For an RRP system to remain legal, the manufacturer must maintain a clear policy that the recommendation is voluntary and that retailers retain complete freedom to set their own final prices. The supplier’s role is strictly limited to suggesting the figure, with zero influence over the retailer’s execution.

Key Factors in Determining the Final Selling Price

Since the RRP is voluntary, retailers employ a range of quantitative and qualitative factors to establish the actual selling price. The foundational element is the Cost of Goods Sold (COGS), which includes the wholesale purchase price and associated costs like shipping and handling. The final price must cover the COGS and contribute to the retailer’s desired gross margin to ensure profitability.

Market dynamics, particularly competitor pricing analysis, heavily influence the retailer’s decision. A retailer will continuously monitor the prices set by direct and indirect competitors to ensure their own offerings remain competitive while maximizing profit. If a competing store lowers its price on an identical item, the retailer may need to adjust their price downward regardless of the RRP.

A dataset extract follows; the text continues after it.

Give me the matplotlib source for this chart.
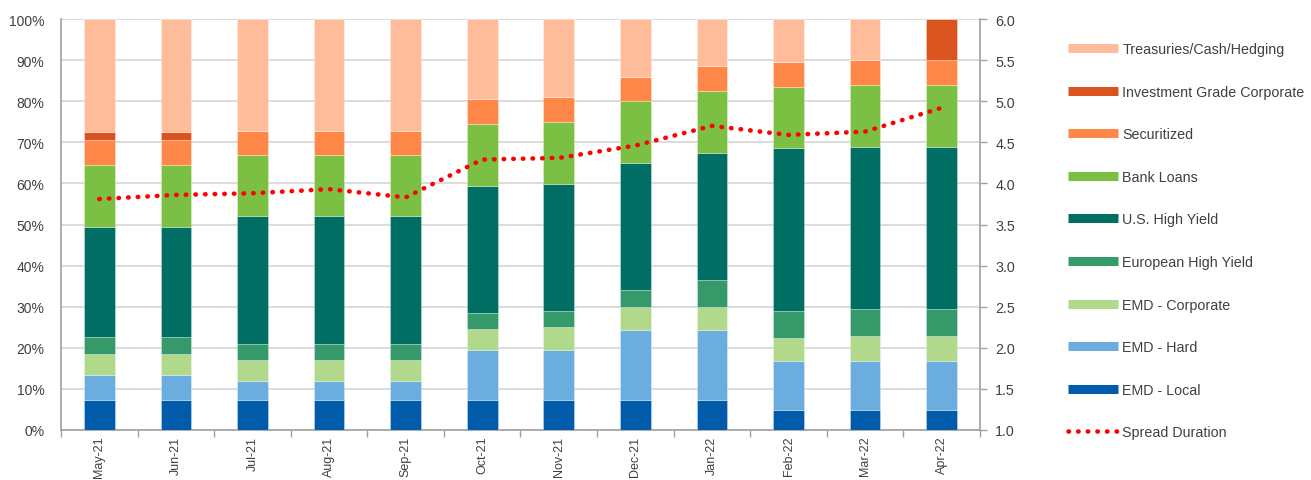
import matplotlib
matplotlib.use("Agg")
import matplotlib.pyplot as plt
from matplotlib.lines import Line2D
from matplotlib.ticker import FuncFormatter, MultipleLocator

plt.rcParams['font.family'] = ['Liberation Sans', 'DejaVu Sans']

months = ["May-21", "Jun-21", "Jul-21", "Aug-21", "Sep-21", "Oct-21",
          "Nov-21", "Dec-21", "Jan-22", "Feb-22", "Mar-22", "Apr-22"]

emd_local = [7.3, 7.3, 7.3, 7.3, 7.3, 7.3, 7.3, 7.3, 7.3, 4.9, 4.9, 4.9]
emd_hard = [6.1, 6.1, 4.7, 4.7, 4.7, 12.2, 12.2, 17.1, 17.1, 12.0, 12.0, 12.0]
emd_corp = [5.1, 5.1, 5.0, 5.0, 5.0, 5.0, 5.5, 5.6, 5.6, 5.5, 6.0, 6.0]
euro_hy = [4.1, 4.1, 4.0, 4.0, 4.0, 4.0, 3.9, 4.1, 6.5, 6.5, 6.5, 6.5]
us_hy = [26.9, 26.9, 31.0, 31.0, 31.0, 30.9, 31.0, 30.8, 31.0, 39.6, 39.5, 39.5]
bank_loans = [15.0, 15.0, 14.9, 14.9, 14.9, 15.1, 15.1, 15.1, 15.0, 15.0, 15.1, 15.1]
securitized = [6.0, 6.0, 5.9, 5.9, 5.9, 6.0, 6.0, 5.9, 6.0, 6.1, 6.0, 6.0]
ig_corp = [1.9, 1.9, 0, 0, 0, 0, 0, 0, 0, 0, 0, 10.0]
treasuries = [27.6, 27.6, 27.2, 27.2, 27.2, 19.5, 19.0, 14.1, 11.5, 10.4, 10.0, 0.0]

spread_duration = [3.81, 3.86, 3.88, 3.93, 3.83, 4.29, 4.31, 4.46, 4.70, 4.59, 4.63, 4.92]

series = [
    ("EMD - Local", emd_local, "#005BAA"),
    ("EMD - Hard", emd_hard, "#6AADDE"),
    ("EMD - Corporate", emd_corp, "#B0D98C"),
    ("European High Yield", euro_hy, "#35996A"),
    ("U.S. High Yield", us_hy, "#006E63"),
    ("Bank Loans", bank_loans, "#7BC043"),
    ("Securitized", securitized, "#FF8748"),
    ("Investment Grade Corporate", ig_corp, "#D9541E"),
    ("Treasuries/Cash/Hedging", treasuries, "#FFBC9A"),
]

fig = plt.figure(figsize=(13.11, 4.81), dpi=100)
ax = fig.add_axes([61 / 1311, 1 - 431 / 481, (980 - 61) / 1311, (431 - 20) / 481])

x = list(range(len(months)))
bottom = [0.0] * len(months)
for name, vals, col in series:
    ax.bar(x, vals, width=0.4, bottom=bottom, color=col, edgecolor=(1, 1, 1, 0.35),
           linewidth=0.6, zorder=3)
    bottom = [b + v for b, v in zip(bottom, vals)]

ax.set_ylim(0, 100)
ax.set_xlim(-0.5, len(months) - 0.5)
ax.yaxis.set_major_locator(MultipleLocator(10))
ax.yaxis.set_major_formatter(FuncFormatter(lambda v, p: f"{int(round(v))}%"))
ax.grid(axis='y', color='#D9D9D9', linewidth=1.3, zorder=0)
ax.set_axisbelow(True)

ax.set_xticks(x)
ax.set_xticklabels(months, rotation=90, fontsize=9, color='#404040')
ax.set_xticks([i + 0.5 for i in range(-1, len(months))], minor=True)
ax.tick_params(axis='x', which='major', length=0, pad=4)
ax.tick_params(axis='x', which='minor', length=5, color='#A0A0A0', width=1)
ax.tick_params(axis='y', length=0, labelsize=10, labelcolor='#404040', pad=12)

for s in ['top', 'right']:
    ax.spines[s].set_visible(False)
for s in ['left', 'bottom']:
    ax.spines[s].set_color('#A0A0A0')
    ax.spines[s].set_linewidth(1.2)

ax2 = ax.twinx()
ax2.plot(x, spread_duration, color='#FF0000', linewidth=3.3,
         linestyle=(0, (0.1, 2.0)), dash_capstyle='round', zorder=5)
ax2.set_ylim(1.0, 6.0)
ax2.yaxis.set_major_locator(MultipleLocator(0.5))
ax2.yaxis.set_major_formatter(FuncFormatter(lambda v, p: f"{v:.1f}"))
ax2.tick_params(axis='y', length=5, color='#A0A0A0', width=1, labelsize=10.3,
                labelcolor='#404040', pad=6)
for s in ['top', 'left', 'bottom']:
    ax2.spines[s].set_visible(False)
ax2.spines['right'].set_color('#A0A0A0')
ax2.spines['right'].set_linewidth(1.2)

handles = []
for name, vals, col in reversed(series):
    handles.append(Line2D([0], [0], color=col, linewidth=6.5, solid_capstyle='butt', label=name))
handles.append(Line2D([0], [0], color='#FF0000', linewidth=3.3, linestyle=(0, (0.1, 2.0)),
                      dash_capstyle='round', label="Spread Duration"))

fig.legend(handles=handles, loc='upper left', bbox_to_anchor=(1068 / 1311, 1 - 43 / 481),
           frameon=False, fontsize=10.3, labelcolor='#404040', handlelength=3.5,
           handletextpad=0.3, labelspacing=2.0, borderpad=0, borderaxespad=0)

fig.savefig("out.png", dpi=100)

Internal business objectives also dictate pricing strategy, such as current inventory levels and promotional goals. Products with high inventory and slow sales may be priced significantly below RRP for clearance purposes to free up capital and shelf space. Conversely, a newly launched, highly demanded product may be priced at or even above the RRP to capitalize on initial market excitement. Local market demand, seasonal trends, and the perceived value of the physical retail location all contribute to the final price consumers see.